Intervention de Esther Benbassa

Réunion du 30 mars 2021 à 14h30
Respect des principes de la république — Discussion générale

Photo de Esther BenbassaEsther Benbassa :

Ses répercussions seront, de surcroît, importantes sur la vie des autres cultes. L’archevêque de Reims, président de la Conférence des évêques de France, m’écrivait dès janvier : « Pour le dire synthétiquement, la loi de 1905 est une loi de liberté. Elle risque, avec ce projet de loi, d’être transformée en une loi de contrôle, de police et de répression. » Il ajoutait : « Pour acquérir des moyens nouveaux d’empêcher les islamistes radicaux de mener à bien leur projet, l’État multiplie les contrôles et organise une nouvelle mise sous tutelle des cultes. » Je le rappelle, c’est un archevêque qui parle, pas la Défenseure des droits.

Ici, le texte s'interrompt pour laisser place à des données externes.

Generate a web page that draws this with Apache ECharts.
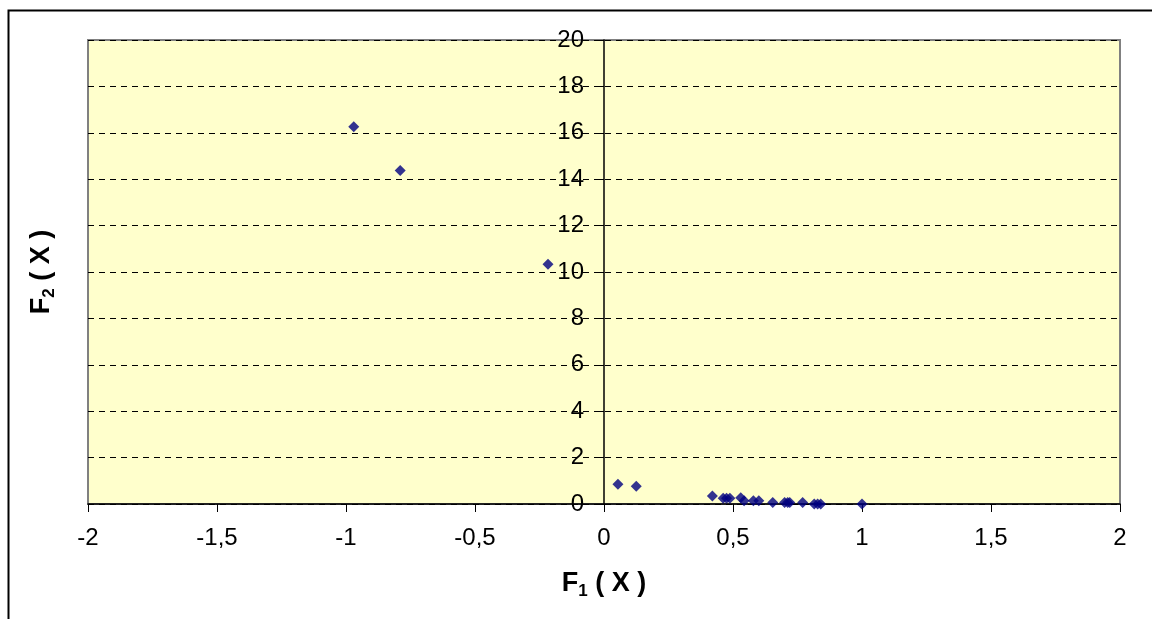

Le Conseil d’État juge lui-même que « le projet de loi alourdit les contraintes pesant sur les associations cultuelles et modifie l’équilibre opéré en 1905 par le législateur ». Ce texte consacre en fait, pour reprendre les mots de François Clavairoly, président de la Fédération protestante de France, « la dérive progressive et inquiétante de la compréhension de la laïcité comme la grande idée libérale de 1905 vers une neutralisation religieuse de notre société ».

Les libertés associatives sont globalement menacées par ce texte. Les associations, même non religieuses, s’en inquiètent. Elles voient en effet l’octroi de subventions conditionné à la signature d’un contrat d’engagement républicain aux contours flous et à l’engagement de s’abstenir de toute action préjudiciable à l’ordre public. Les associations écologistes pourraient bien, à terme, en pâtir à leur tour. Car il s’agit bien d’un texte de suspicion généralisée. Ses cibles sont aujourd’hui musulmanes. Elles pourraient bien se diversifier à l’avenir.

La laïcité, socle de notre cohésion nationale, n’est plus ici qu’un prétexte pour bâtir une République autoritaire et intrusive. Dans un pays sous état d’urgence sanitaire depuis plus d’un an, M. Darmanin transforme notre pacte républicain en une chape répressive. L’article 18 relatif au délit de mise en danger de la vie d’autrui par la diffusion ou la transmission d’informations sur internet, remake de l’ancien article 24 de la proposition de loi, dont le nouveau titre est « Pour un nouveau pacte de sécurité respectueux des libertés », l’atteste bien.

Ce projet de loi s’intitule lui-même « Respect des principes de la République ». « Respect », « respectueux », voilà des mots qui disent le contraire de ce que ces textes sont vraiment : liberticides. Il est à regretter que les principes étriqués de la République macronienne prennent le pas sur l’esprit de nos lois, loi de 1905 comprise.

Le combat contre le fanatisme de certains groupes islamistes et contre le terrorisme est également notre combat, mais pas en obtempérant à ce texte. Pour toutes ces raisons, le groupe Écologiste – Solidarité et Territoires ne pourra que voter contre ce texte.